[Source code of charts]
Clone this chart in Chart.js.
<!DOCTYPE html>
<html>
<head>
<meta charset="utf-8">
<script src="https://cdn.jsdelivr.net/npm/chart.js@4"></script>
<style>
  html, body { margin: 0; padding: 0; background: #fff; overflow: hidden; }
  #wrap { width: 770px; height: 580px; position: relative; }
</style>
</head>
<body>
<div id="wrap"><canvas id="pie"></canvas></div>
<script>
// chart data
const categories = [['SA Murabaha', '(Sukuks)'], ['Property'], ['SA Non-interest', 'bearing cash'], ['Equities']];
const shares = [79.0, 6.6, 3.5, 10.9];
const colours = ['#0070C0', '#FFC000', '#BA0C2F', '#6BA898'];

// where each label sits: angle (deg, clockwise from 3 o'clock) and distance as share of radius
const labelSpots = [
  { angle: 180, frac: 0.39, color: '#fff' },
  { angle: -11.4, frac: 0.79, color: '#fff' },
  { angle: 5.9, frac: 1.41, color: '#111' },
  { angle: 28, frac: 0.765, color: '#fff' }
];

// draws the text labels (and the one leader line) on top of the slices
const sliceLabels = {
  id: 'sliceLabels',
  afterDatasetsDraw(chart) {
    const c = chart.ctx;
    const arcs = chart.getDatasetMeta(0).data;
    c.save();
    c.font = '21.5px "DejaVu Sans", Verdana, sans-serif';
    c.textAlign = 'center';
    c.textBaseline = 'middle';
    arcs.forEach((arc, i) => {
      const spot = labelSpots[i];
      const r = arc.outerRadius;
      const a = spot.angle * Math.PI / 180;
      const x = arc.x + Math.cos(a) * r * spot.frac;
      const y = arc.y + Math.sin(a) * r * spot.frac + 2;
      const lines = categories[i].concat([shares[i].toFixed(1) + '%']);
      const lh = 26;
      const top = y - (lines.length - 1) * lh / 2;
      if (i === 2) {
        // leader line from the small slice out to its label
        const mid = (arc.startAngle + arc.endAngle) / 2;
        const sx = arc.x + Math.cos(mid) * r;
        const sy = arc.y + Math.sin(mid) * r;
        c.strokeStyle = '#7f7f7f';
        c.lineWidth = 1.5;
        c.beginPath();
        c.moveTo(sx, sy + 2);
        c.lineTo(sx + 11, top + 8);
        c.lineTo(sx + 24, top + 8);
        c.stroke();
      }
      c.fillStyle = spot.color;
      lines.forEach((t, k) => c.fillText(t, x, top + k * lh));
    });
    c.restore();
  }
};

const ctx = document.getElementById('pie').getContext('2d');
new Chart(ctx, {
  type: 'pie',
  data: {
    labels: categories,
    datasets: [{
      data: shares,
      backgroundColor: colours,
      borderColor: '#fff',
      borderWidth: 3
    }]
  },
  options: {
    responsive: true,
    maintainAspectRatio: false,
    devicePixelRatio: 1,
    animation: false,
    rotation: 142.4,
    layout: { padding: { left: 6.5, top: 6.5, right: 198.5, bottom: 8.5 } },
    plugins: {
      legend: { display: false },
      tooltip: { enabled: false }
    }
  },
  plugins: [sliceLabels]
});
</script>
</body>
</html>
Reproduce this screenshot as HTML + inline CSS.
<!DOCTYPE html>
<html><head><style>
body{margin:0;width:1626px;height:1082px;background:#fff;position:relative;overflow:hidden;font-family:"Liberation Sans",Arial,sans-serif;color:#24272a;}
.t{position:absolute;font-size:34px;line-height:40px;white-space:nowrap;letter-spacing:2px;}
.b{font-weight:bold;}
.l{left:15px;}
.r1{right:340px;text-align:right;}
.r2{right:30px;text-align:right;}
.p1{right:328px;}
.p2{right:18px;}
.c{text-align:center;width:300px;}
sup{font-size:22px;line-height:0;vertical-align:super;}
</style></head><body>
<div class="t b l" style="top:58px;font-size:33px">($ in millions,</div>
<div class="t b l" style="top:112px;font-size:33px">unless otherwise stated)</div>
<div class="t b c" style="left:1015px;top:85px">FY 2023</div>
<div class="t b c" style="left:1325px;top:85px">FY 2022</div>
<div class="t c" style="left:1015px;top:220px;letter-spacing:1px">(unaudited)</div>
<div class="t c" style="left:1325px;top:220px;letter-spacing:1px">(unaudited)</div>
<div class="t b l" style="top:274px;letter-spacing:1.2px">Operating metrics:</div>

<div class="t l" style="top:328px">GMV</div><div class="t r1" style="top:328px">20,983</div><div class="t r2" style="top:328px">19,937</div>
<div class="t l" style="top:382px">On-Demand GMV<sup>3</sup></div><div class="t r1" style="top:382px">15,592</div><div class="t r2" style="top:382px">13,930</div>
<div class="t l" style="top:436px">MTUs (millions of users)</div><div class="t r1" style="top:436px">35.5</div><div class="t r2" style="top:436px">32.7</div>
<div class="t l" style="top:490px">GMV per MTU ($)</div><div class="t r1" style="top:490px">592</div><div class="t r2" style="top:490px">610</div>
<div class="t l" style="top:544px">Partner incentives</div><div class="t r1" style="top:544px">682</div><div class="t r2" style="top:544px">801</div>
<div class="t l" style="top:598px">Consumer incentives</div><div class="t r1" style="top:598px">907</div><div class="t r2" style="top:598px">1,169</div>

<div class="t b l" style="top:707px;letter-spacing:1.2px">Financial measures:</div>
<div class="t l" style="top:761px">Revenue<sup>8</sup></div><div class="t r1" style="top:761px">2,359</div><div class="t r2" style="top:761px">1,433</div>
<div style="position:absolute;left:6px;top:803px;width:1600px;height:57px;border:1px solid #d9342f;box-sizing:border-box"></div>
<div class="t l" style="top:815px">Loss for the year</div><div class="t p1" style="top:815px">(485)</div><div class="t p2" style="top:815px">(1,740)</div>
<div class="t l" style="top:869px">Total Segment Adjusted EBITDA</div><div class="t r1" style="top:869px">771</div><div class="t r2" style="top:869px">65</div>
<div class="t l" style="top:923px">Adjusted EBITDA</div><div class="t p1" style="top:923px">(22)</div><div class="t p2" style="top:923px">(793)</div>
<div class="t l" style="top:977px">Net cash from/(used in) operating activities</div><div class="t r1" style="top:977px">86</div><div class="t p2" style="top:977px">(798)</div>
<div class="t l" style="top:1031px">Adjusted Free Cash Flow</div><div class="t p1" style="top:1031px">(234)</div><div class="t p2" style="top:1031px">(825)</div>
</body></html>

Task:
Exactly reproduce every line of the data above.

Written reply:
Clone this chart in Chart.js.
<!DOCTYPE html>
<html>
<head>
<meta charset="utf-8">
<script src="https://cdn.jsdelivr.net/npm/chart.js@4"></script>
<style>
  html, body { margin: 0; padding: 0; background: #fff; overflow: hidden; }
  #wrap { width: 770px; height: 580px; position: relative; }
</style>
</head>
<body>
<div id="wrap"><canvas id="pie"></canvas></div>
<script>
// chart data
const categories = [['SA Murabaha', '(Sukuks)'], ['Property'], ['SA Non-interest', 'bearing cash'], ['Equities']];
const shares = [79.0, 6.6, 3.5, 10.9];
const colours = ['#0070C0', '#FFC000', '#BA0C2F', '#6BA898'];

// where each label sits: angle (deg, clockwise from 3 o'clock) and distance as share of radius
const labelSpots = [
  { angle: 180, frac: 0.39, color: '#fff' },
  { angle: -11.4, frac: 0.79, color: '#fff' },
  { angle: 5.9, frac: 1.41, color: '#111' },
  { angle: 28, frac: 0.765, color: '#fff' }
];

// draws the text labels (and the one leader line) on top of the slices
const sliceLabels = {
  id: 'sliceLabels',
  afterDatasetsDraw(chart) {
    const c = chart.ctx;
    const arcs = chart.getDatasetMeta(0).data;
    c.save();
    c.font = '21.5px "DejaVu Sans", Verdana, sans-serif';
    c.textAlign = 'center';
    c.textBaseline = 'middle';
    arcs.forEach((arc, i) => {
      const spot = labelSpots[i];
      const r = arc.outerRadius;
      const a = spot.angle * Math.PI / 180;
      const x = arc.x + Math.cos(a) * r * spot.frac;
      const y = arc.y + Math.sin(a) * r * spot.frac + 2;
      const lines = categories[i].concat([shares[i].toFixed(1) + '%']);
      const lh = 26;
      const top = y - (lines.length - 1) * lh / 2;
      if (i === 2) {
        // leader line from the small slice out to its label
        const mid = (arc.startAngle + arc.endAngle) / 2;
        const sx = arc.x + Math.cos(mid) * r;
        const sy = arc.y + Math.sin(mid) * r;
        c.strokeStyle = '#7f7f7f';
        c.lineWidth = 1.5;
        c.beginPath();
        c.moveTo(sx, sy + 2);
        c.lineTo(sx + 11, top + 8);
        c.lineTo(sx + 24, top + 8);
        c.stroke();
      }
      c.fillStyle = spot.color;
      lines.forEach((t, k) => c.fillText(t, x, top + k * lh));
    });
    c.restore();
  }
};

const ctx = document.getElementById('pie').getContext('2d');
new Chart(ctx, {
  type: 'pie',
  data: {
    labels: categories,
    datasets: [{
      data: shares,
      backgroundColor: colours,
      borderColor: '#fff',
      borderWidth: 3
    }]
  },
  options: {
    responsive: true,
    maintainAspectRatio: false,
    devicePixelRatio: 1,
    animation: false,
    rotation: 142.4,
    layout: { padding: { left: 6.5, top: 6.5, right: 198.5, bottom: 8.5 } },
    plugins: {
      legend: { display: false },
      tooltip: { enabled: false }
    }
  },
  plugins: [sliceLabels]
});
</script>
</body>
</html>
Reproduce this screenshot as HTML + inline CSS.
<!DOCTYPE html>
<html><head><style>
body{margin:0;width:1626px;height:1082px;background:#fff;position:relative;overflow:hidden;font-family:"Liberation Sans",Arial,sans-serif;color:#24272a;}
.t{position:absolute;font-size:34px;line-height:40px;white-space:nowrap;letter-spacing:2px;}
.b{font-weight:bold;}
.l{left:15px;}
.r1{right:340px;text-align:right;}
.r2{right:30px;text-align:right;}
.p1{right:328px;}
.p2{right:18px;}
.c{text-align:center;width:300px;}
sup{font-size:22px;line-height:0;vertical-align:super;}
</style></head><body>
<div class="t b l" style="top:58px;font-size:33px">($ in millions,</div>
<div class="t b l" style="top:112px;font-size:33px">unless otherwise stated)</div>
<div class="t b c" style="left:1015px;top:85px">FY 2023</div>
<div class="t b c" style="left:1325px;top:85px">FY 2022</div>
<div class="t c" style="left:1015px;top:220px;letter-spacing:1px">(unaudited)</div>
<div class="t c" style="left:1325px;top:220px;letter-spacing:1px">(unaudited)</div>
<div class="t b l" style="top:274px;letter-spacing:1.2px">Operating metrics:</div>

<div class="t l" style="top:328px">GMV</div><div class="t r1" style="top:328px">20,983</div><div class="t r2" style="top:328px">19,937</div>
<div class="t l" style="top:382px">On-Demand GMV<sup>3</sup></div><div class="t r1" style="top:382px">15,592</div><div class="t r2" style="top:382px">13,930</div>
<div class="t l" style="top:436px">MTUs (millions of users)</div><div class="t r1" style="top:436px">35.5</div><div class="t r2" style="top:436px">32.7</div>
<div class="t l" style="top:490px">GMV per MTU ($)</div><div class="t r1" style="top:490px">592</div><div class="t r2" style="top:490px">610</div>
<div class="t l" style="top:544px">Partner incentives</div><div class="t r1" style="top:544px">682</div><div class="t r2" style="top:544px">801</div>
<div class="t l" style="top:598px">Consumer incentives</div><div class="t r1" style="top:598px">907</div><div class="t r2" style="top:598px">1,169</div>

<div class="t b l" style="top:707px;letter-spacing:1.2px">Financial measures:</div>
<div class="t l" style="top:761px">Revenue<sup>8</sup></div><div class="t r1" style="top:761px">2,359</div><div class="t r2" style="top:761px">1,433</div>
<div style="position:absolute;left:6px;top:803px;width:1600px;height:57px;border:1px solid #d9342f;box-sizing:border-box"></div>
<div class="t l" style="top:815px">Loss for the year</div><div class="t p1" style="top:815px">(485)</div><div class="t p2" style="top:815px">(1,740)</div>
<div class="t l" style="top:869px">Total Segment Adjusted EBITDA</div><div class="t r1" style="top:869px">771</div><div class="t r2" style="top:869px">65</div>
<div class="t l" style="top:923px">Adjusted EBITDA</div><div class="t p1" style="top:923px">(22)</div><div class="t p2" style="top:923px">(793)</div>
<div class="t l" style="top:977px">Net cash from/(used in) operating activities</div><div class="t r1" style="top:977px">86</div><div class="t p2" style="top:977px">(798)</div>
<div class="t l" style="top:1031px">Adjusted Free Cash Flow</div><div class="t p1" style="top:1031px">(234)</div><div class="t p2" style="top:1031px">(825)</div>
</body></html>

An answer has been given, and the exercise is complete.